## [Your task]
List all lines of the data containing the word "that".

## [Data to use]
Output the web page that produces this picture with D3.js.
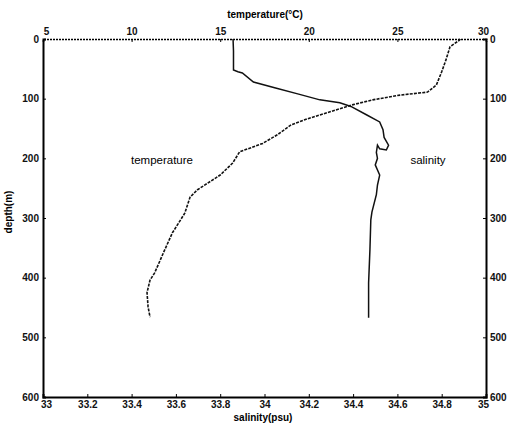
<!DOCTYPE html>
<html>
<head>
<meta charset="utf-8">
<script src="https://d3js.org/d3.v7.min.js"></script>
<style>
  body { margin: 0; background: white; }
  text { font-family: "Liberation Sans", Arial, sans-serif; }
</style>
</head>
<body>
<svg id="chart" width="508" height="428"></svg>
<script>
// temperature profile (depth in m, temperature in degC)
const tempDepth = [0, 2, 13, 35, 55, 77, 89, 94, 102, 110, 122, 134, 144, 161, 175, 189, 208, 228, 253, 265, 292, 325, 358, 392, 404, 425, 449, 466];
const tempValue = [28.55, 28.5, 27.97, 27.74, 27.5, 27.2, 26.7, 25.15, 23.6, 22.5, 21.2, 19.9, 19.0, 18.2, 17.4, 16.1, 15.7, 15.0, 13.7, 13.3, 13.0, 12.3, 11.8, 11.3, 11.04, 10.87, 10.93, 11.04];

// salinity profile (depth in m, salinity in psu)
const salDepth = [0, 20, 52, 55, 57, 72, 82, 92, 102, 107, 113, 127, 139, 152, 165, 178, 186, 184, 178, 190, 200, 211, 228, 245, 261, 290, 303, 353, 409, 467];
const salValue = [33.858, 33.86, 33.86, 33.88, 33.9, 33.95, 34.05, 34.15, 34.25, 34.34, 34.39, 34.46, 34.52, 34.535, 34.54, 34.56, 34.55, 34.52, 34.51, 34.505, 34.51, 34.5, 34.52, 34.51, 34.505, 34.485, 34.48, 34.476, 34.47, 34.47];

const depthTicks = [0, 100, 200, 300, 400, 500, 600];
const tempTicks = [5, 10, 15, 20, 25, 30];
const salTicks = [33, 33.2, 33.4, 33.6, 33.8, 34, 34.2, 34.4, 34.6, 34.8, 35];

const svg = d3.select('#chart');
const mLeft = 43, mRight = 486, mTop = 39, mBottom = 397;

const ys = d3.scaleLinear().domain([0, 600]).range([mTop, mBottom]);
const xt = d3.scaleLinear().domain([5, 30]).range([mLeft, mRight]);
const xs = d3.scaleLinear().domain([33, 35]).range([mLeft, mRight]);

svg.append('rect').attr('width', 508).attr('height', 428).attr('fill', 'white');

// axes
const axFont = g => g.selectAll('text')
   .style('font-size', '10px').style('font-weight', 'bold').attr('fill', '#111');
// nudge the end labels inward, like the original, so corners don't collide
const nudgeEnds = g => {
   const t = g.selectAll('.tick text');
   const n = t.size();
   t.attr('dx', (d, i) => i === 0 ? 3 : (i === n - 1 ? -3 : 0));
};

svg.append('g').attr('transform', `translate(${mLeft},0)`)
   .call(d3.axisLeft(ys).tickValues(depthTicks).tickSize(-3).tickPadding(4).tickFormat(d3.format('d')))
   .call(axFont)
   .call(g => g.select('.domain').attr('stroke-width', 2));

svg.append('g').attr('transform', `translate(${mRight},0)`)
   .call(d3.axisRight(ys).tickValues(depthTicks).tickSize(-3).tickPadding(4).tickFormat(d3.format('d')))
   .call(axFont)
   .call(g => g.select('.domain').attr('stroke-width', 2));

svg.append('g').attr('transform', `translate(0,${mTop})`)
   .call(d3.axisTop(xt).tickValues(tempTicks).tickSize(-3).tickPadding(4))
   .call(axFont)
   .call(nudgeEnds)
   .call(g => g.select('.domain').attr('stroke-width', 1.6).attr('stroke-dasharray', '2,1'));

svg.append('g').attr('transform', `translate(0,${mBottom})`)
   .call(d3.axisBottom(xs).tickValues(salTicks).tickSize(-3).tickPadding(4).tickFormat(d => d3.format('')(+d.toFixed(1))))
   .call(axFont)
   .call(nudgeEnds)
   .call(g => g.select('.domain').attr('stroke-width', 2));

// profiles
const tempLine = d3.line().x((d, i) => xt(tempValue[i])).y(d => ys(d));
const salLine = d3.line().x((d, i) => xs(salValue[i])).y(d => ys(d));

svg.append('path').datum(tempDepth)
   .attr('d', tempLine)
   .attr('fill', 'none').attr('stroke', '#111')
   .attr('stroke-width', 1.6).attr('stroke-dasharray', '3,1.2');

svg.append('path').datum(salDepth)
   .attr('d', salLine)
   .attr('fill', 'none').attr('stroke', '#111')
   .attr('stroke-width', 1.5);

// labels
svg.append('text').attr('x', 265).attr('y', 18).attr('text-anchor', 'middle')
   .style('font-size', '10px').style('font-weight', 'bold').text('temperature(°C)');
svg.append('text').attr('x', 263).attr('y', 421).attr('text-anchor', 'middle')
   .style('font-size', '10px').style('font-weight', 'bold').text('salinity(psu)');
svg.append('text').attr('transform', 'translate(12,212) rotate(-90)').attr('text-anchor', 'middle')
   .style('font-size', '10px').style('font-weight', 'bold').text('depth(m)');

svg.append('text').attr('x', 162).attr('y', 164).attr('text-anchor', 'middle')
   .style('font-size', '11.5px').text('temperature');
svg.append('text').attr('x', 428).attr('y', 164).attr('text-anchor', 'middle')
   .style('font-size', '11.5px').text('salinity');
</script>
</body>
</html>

...

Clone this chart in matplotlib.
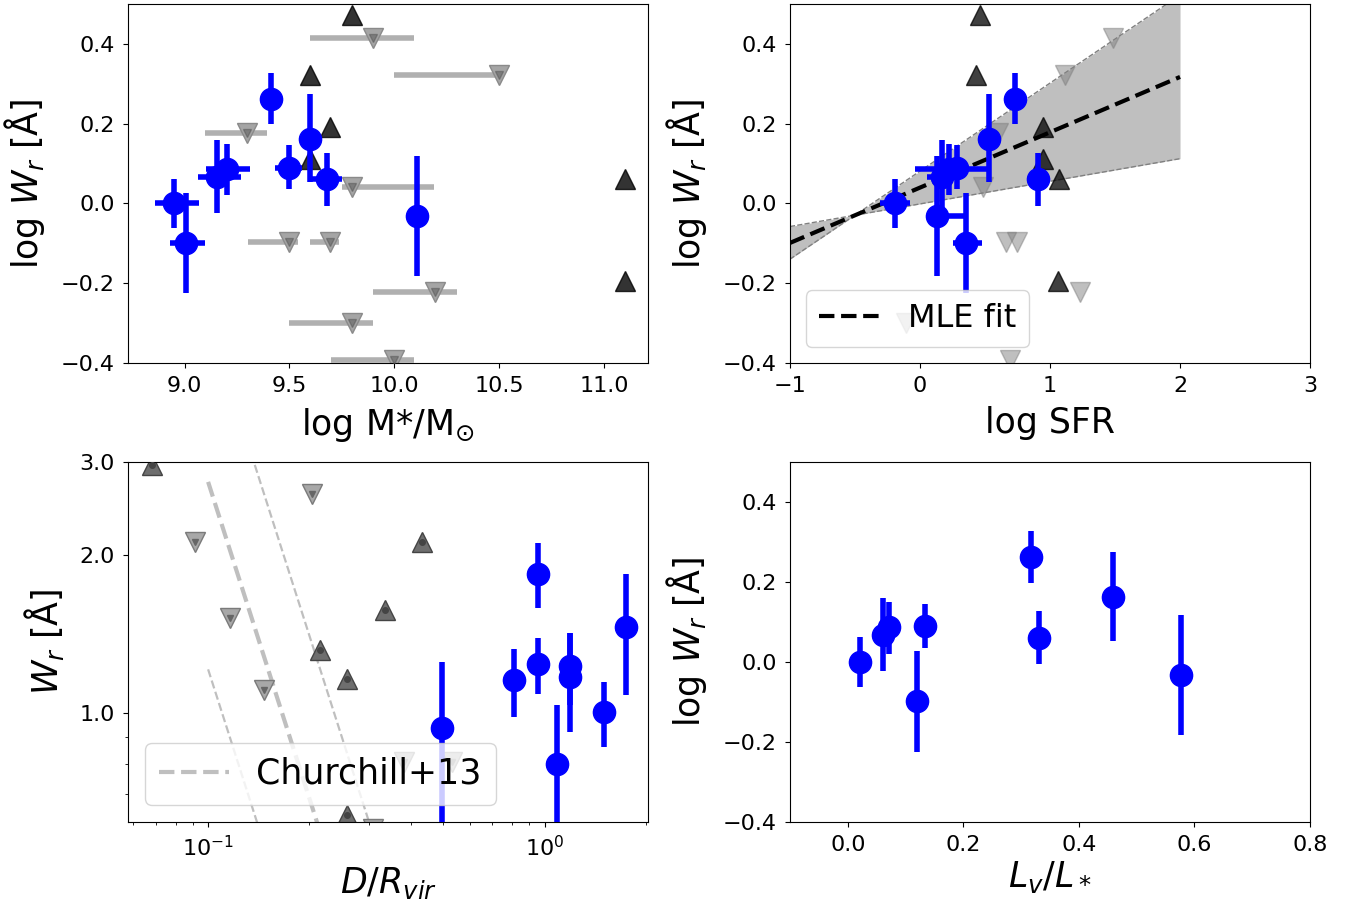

--

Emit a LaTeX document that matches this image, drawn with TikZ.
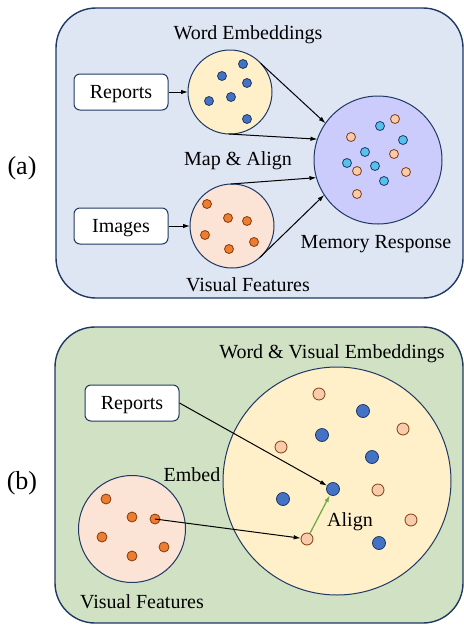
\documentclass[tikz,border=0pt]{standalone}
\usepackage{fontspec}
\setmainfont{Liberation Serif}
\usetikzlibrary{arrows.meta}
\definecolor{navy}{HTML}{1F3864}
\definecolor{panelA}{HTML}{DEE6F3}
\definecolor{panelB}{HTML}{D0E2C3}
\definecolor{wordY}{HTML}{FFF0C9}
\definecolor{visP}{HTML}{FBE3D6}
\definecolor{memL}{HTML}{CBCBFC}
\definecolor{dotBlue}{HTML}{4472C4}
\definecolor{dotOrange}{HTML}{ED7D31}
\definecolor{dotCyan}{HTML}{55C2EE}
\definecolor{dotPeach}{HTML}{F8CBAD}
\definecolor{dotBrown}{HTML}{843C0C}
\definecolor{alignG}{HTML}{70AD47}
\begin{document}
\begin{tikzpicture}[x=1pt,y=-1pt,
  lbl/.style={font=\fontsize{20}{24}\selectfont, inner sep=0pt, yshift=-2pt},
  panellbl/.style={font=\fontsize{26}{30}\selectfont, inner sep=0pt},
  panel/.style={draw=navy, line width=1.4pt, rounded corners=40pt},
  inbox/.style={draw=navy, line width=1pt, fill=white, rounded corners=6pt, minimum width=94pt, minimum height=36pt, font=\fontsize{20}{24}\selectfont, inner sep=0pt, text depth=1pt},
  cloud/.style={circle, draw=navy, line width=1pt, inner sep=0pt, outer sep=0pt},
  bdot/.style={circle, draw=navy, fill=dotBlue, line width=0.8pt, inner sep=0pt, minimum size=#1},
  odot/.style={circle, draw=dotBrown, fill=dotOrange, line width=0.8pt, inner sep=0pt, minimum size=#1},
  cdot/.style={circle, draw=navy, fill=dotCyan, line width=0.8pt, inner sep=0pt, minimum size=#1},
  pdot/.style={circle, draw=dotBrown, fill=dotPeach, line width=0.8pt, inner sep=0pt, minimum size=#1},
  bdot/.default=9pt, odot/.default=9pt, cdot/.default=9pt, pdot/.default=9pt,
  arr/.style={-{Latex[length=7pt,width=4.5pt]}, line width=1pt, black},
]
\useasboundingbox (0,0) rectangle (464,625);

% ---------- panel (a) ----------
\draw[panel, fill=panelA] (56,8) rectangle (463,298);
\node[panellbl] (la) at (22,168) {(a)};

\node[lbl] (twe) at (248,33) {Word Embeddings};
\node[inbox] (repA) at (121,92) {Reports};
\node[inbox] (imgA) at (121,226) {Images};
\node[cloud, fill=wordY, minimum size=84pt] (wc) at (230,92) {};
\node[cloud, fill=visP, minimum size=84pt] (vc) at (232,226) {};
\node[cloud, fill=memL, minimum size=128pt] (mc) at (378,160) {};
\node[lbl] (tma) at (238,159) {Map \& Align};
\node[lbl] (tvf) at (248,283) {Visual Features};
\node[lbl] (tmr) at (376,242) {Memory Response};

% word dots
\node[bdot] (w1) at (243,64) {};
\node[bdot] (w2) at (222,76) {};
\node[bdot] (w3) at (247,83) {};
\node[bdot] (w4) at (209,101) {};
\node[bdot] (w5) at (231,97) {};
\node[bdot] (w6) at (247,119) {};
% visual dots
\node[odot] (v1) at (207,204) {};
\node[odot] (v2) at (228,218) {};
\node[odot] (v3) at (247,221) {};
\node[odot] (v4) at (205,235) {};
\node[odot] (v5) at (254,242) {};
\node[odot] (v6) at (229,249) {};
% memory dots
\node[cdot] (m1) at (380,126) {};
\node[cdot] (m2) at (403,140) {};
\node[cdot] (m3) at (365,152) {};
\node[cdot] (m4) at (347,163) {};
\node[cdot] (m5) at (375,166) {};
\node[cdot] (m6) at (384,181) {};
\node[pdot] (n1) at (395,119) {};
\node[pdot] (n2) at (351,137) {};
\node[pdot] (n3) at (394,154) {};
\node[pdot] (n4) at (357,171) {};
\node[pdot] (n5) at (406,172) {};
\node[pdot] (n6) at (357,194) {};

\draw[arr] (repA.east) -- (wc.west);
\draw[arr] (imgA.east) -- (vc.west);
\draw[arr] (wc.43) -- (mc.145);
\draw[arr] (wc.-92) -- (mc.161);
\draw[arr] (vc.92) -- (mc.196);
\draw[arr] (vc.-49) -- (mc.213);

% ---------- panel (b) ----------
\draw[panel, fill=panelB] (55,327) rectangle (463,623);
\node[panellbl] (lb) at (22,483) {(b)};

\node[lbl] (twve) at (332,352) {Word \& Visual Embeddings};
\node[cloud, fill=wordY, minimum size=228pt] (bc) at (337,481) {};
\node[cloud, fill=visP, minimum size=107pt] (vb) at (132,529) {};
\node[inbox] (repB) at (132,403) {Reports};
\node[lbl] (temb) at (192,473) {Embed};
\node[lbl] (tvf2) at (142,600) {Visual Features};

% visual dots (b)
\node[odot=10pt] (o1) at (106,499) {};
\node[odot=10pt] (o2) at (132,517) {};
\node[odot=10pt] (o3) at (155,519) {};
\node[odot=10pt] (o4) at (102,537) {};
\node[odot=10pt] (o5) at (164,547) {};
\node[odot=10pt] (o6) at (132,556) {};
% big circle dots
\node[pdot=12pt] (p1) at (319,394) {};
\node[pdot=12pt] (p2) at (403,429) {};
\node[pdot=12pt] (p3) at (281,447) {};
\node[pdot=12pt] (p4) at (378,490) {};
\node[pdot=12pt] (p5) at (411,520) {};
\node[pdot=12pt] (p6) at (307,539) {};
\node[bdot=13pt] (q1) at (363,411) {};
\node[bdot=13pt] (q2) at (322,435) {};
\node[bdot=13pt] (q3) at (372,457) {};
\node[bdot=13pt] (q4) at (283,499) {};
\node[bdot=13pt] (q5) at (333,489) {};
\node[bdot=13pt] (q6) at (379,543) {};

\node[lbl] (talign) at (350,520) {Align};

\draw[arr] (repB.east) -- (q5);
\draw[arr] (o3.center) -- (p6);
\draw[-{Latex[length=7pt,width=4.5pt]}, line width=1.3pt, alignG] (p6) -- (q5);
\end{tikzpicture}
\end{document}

## [Output for this exercise]
Output the web page that produces this picture with D3.js.
Emit a LaTeX document that matches this image, drawn with TikZ.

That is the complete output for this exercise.